Blue Origin’s New Glenn rocket exploded during a static test fire on May 28 at Cape Canaveral, though no one was injured. The incident is a setback for the company just days after NASA awarded it multiple lunar payload contracts and follows a prior New Glenn mishap in April, when the rocket failed to place an AST SpaceMobile satellite into the correct orbit. The failure could delay Blue Origin’s Amazon Leo deployment plans for 48 satellites next week and adds execution risk as it competes with SpaceX in heavy-lift launch and lunar missions.

Analysis

The near-term loser is not just Blue Origin as an operator, but any asset whose valuation depends on a cadence of flawless launches: Amazon’s Kuiper-style constellation execution, ASTS’s dependence on reliable rideshare/launch partners, and NASA-adjacent capex schedules that assume schedule certainty.
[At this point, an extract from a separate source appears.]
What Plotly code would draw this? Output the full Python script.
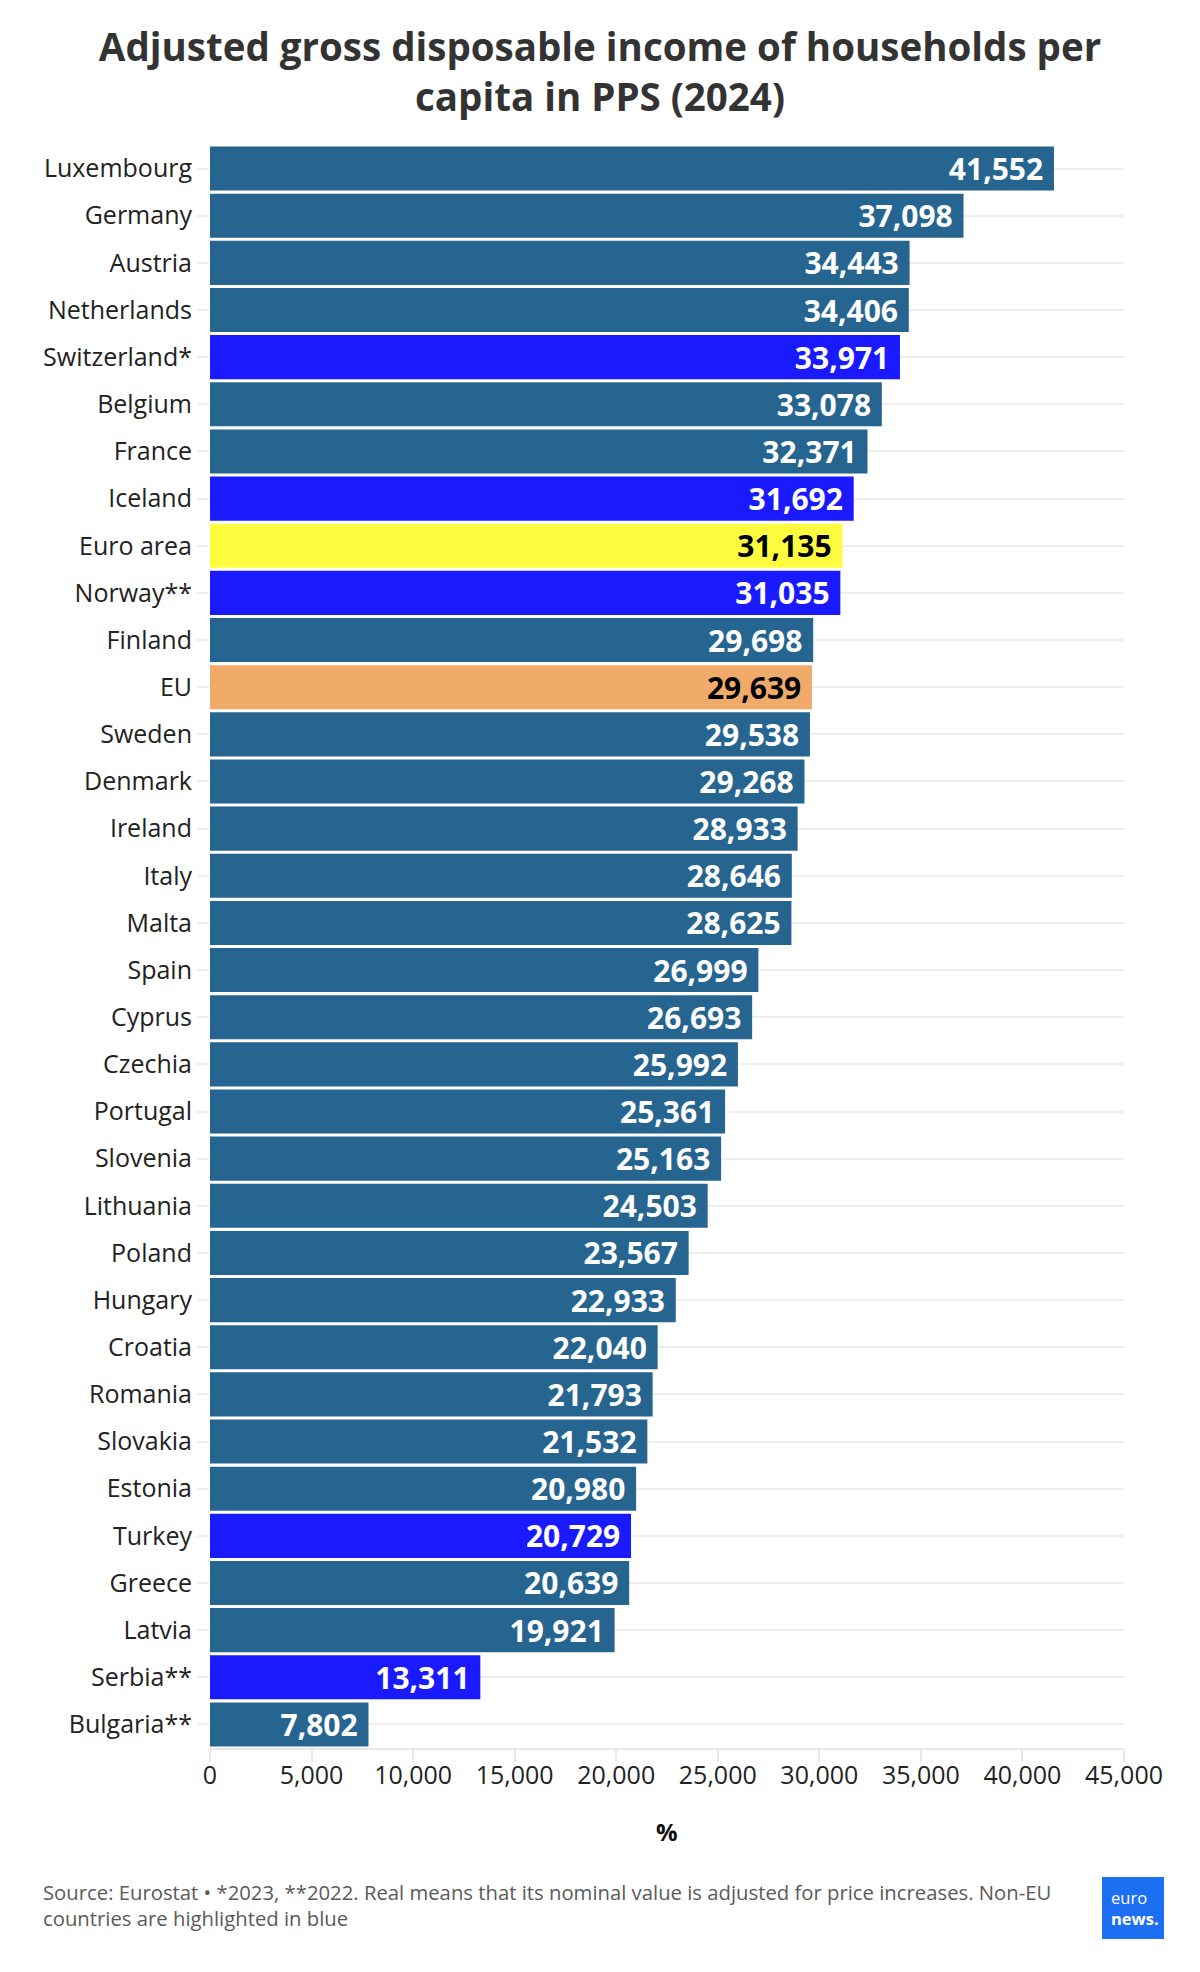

The more important second-order effect is capacity reallocation: any investigation-induced delay at Blue Origin tightens the bottleneck for heavy-lift and dedicated satellite launches, which tends to hand incremental share to SpaceX and, at the margin, to smaller launch providers with cleaner near-term execution profiles.

For AMZN, the market will likely underappreciate that the damage is less about one rocket and more about timeline confidence. If launch cadence slips by even one quarter, the discount rate applied to satellite-network monetization rises because the business model is front-loaded with capex and back-loaded with revenue; that can compress the multiple before any actual earnings impact shows up. For ASTS, the issue is more tactical: its own launch dependence gets repriced whenever any high-profile launch partner stumbles, because customers and counterparties tend to treat launch reliability as a system-level risk rather than a provider-specific one.
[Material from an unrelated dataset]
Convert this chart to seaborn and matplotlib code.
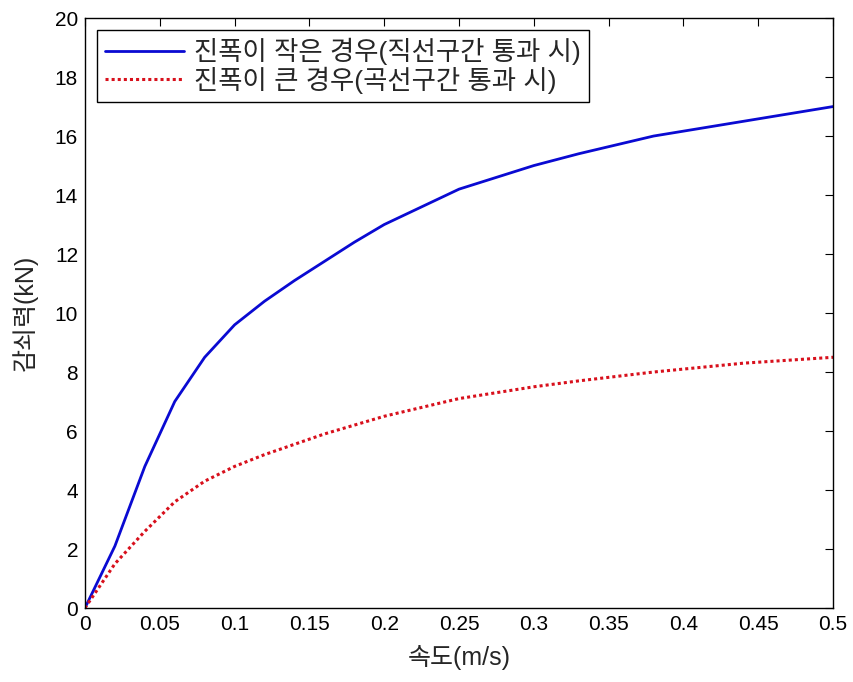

The contrarian angle is that this may be a buying opportunity on AMZN if the market overshoots on reputational damage. Amazon can absorb a multi-month slip in a strategic moonshot because the satellite program is optionality, not core earnings; if the stock sells off on headline risk, that is often more attractive than shorting the whole tape. The real medium-term tell is whether NASA and commercial customers quietly shift incremental payloads to SpaceX over the next 1-2 quarters—if that happens, Blue Origin’s problem becomes a compounding loss of trust, not just a repair bill.